By the time he was finished with Dover, Robertson had moved himself into the rare territory of the completely arrogant and stupid.  If Robertson is a "religious leader" in "organized religion" he is doing his best to prove that organization and religion and leadership don't mix.  At it's best, religion is a spiritual foundation that provides moral guidance and strength to a believer.

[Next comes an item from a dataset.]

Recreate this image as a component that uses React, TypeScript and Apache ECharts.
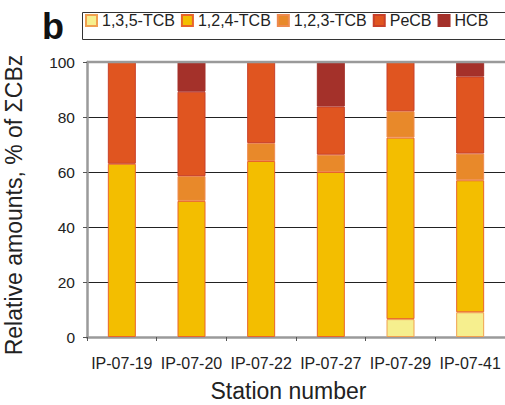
import React, { useEffect, useRef } from "react";
import * as echarts from "echarts";

const categories = ["IP-07-19", "IP-07-20", "IP-07-22", "IP-07-27", "IP-07-29", "IP-07-41"];
const seriesNames = ["1,3,5-TCB", "1,2,4-TCB", "1,2,3-TCB", "PeCB", "HCB"];
const tcb135 = [0, 0, 0, 0, 6.5, 9];
const tcb124 = [63, 49.5, 64, 60, 66, 48];
const tcb123 = [0, 9, 6.5, 6.3, 9.6, 9.7];
const pecb = [37, 30.7, 29.5, 17.5, 17.9, 28];
const hcb = [0, 10.8, 0, 16.2, 0, 5.3];

const colors = ["#F6EF8E", "#F3BE00", "#E8892A", "#E05520", "#A4312A"];
const borders = ["#F0A050", "#E8642A", "#EE8A50", "#C8402A", "#A4312A"];
const FONT = "'Liberation Sans', Arial, sans-serif";

export default function App() {
  const ref = useRef<HTMLDivElement>(null);
  useEffect(() => {
    document.body.style.margin = "0";
    const chart = echarts.init(ref.current!, undefined, { renderer: "svg" });
    const data = [tcb135, tcb124, tcb123, pecb, hcb];
    chart.setOption({
      animation: false,
      textStyle: { fontFamily: FONT },
      grid: { left: 87, right: 0, top: 62, bottom: 68 },
      legend: {
        left: 85,
        top: 12,
        width: 600,
        padding: 0,
        itemWidth: 11,
        itemHeight: 11,
        itemGap: 6,
        icon: "rect",
        textStyle: { fontSize: 16, color: "#222", fontFamily: FONT, lineHeight: 17 },
        data: seriesNames,
      },
      xAxis: {
        type: "category",
        data: categories,
        axisLine: { lineStyle: { color: "#9a9a9a", width: 2.5 } },
        axisTick: { show: true, length: 4, lineStyle: { color: "#555" } },
        axisLabel: { interval: 0, fontSize: 16, color: "#222", margin: 18, fontFamily: FONT },
      },
      yAxis: {
        type: "value",
        min: 0,
        max: 100,
        interval: 20,
        axisLine: { show: true, lineStyle: { color: "#9a9a9a", width: 2.5 } },
        axisTick: { show: true, length: 4, lineStyle: { color: "#555" } },
        axisLabel: { fontSize: 15.5, color: "#222", margin: 12, fontFamily: FONT },
        splitLine: { lineStyle: { color: ["#9a9a9a", "#222", "#222", "#222", "#222", "#9a9a9a"], width: 1 } },
      },
      graphic: [
        { type: "rect", shape: { x: 82.5, y: 12.5, width: 440, height: 27 }, style: { fill: "none", stroke: "#333", lineWidth: 1 }, z: 100 },
        { type: "line", shape: { x1: 87, y1: 62, x2: 505, y2: 62 }, style: { stroke: "#9a9a9a", lineWidth: 2.5 }, z: 100 },
        { type: "text", x: 42, y: 44, style: { text: "b", font: `bold 36px ${FONT}`, fill: "#111", textVerticalAlign: "bottom" } },
        {
          type: "text",
          x: 14,
          y: 205,
          rotation: Math.PI / 2,
          style: { text: "Relative amounts, % of ΣCBz", font: `23px ${FONT}`, fill: "#222", textAlign: "center", textVerticalAlign: "middle" },
        },
        {
          type: "text",
          x: 288.5,
          y: 391,
          style: { text: "Station number", font: `23px ${FONT}`, fill: "#222", textAlign: "center", textVerticalAlign: "middle" },
        },
      ],
      series: seriesNames.map((name, i) => ({
        name,
        type: "bar",
        stack: "total",
        barWidth: 28,
        itemStyle: { color: colors[i], borderColor: borders[i], borderWidth: 1 },
        data: data[i].map((v) => (v === 0 ? null : v)),
      })),
    });
    return () => chart.dispose();
  }, []);
  return <div ref={ref} style={{ width: 505, height: 405 }} />;
}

Religion doesn't often function at an optimal level, though.  Most folks inclined toward organized religion are there for the money and/or power.  Folks like Robertson get off on inventing gods and forcing others to bow to their inventions.  This is an ancient, primitive crowd control tactic that has been practiced ever since humans began to hang out in groups.  Some dickwad invents a god or ten, pretends to be in communication with powerful supernatural voices, and comes up with a fanciful list of behaviors that everyone else is forced to imitate or be doomed to eternal discomfort and bad luck.  If Robertson wore a bone in his nose, waved bags of sticks and chicken bits, and painted himself to look like a nasty Bozo the clown, he wouldn't be any less modern than he is today. 

Minnesota's ex-Governor, Jesse Ventura, created a smoke storm of superstitious frenzy during his term in office by stating that "organized religion is a sham and a crutch for weak-minded people who need strength in numbers."  He recanted that statement, but he should have simply defined it.  There is no shortage of weak-minded religious people; "weak" as in uneducated, cowardly, crazy, and gullible.  That's all Jesse needed to say. 

Whenever this fact is pointed out, the crutch-leaners always pull up Mohandas Gandhi, Martin Luther King, Mother Theresa, and the short list of brave souls who fairly justify the existence of religious faith.  The short list of equally brave souls who did not invoke divine authority for their acts of humanity and courage is rarely considered in the argument. 

Humans, by definition, are a faulty animal.  Society at its best, whether religious or secular, attempts to guide human activity toward what we call "civilized behavior."  Robertson and the Religious Right are not examples of people or organizations with moral or sincere intentions.  Robertson is simply another of a long line of witch doctors acting in his own interests while doing as much damage to his culture as he can manage with his limited abilities. 

What Robertson does represent is the contradiction between the best meaning of "religion" and the reality of either "organized" or "leader."  Spirituality is so individual that intrusion by someone claiming to be "a leader" turns internal spirituality to mere imitation, which removes the possibility of "reverence for God or a deity."  Instead, the hoard are simply revering the human representative of a fanciful idol.  Manipulators like Robertson represent themselves as the "voice of God," which reduces that supernatural being to something easily interpreted, grossly fallible, and an embarrassing mockery of the high standards humans are capable of aspiring.  Instead of rousing heroism and moral behavior, religious leaders lower their followers to "monkey see, monkey do" ritual and cowardly conservatism. 

Organizations, by their nature, repress the creativity and sacrifice required by the very same brave souls those institutions refer to when they attempt to justify their existence.  Every one of our spiritual heroes (secular and non-secular) claimed by religious organizations had to work far outside of religious tradition to accomplish their goals.  Not a one of those organizations claimed a relationship with their own heroes when it would have been useful to those champions.  God's guidance appears to only have hindsight, when it comes to religious organizations.  With that in mind, I suspect the citizens of Dover will do just fine, regardless of Robertson's feeble curses.  At least, they won't do any worse than cities that suffer Robertson's blessing.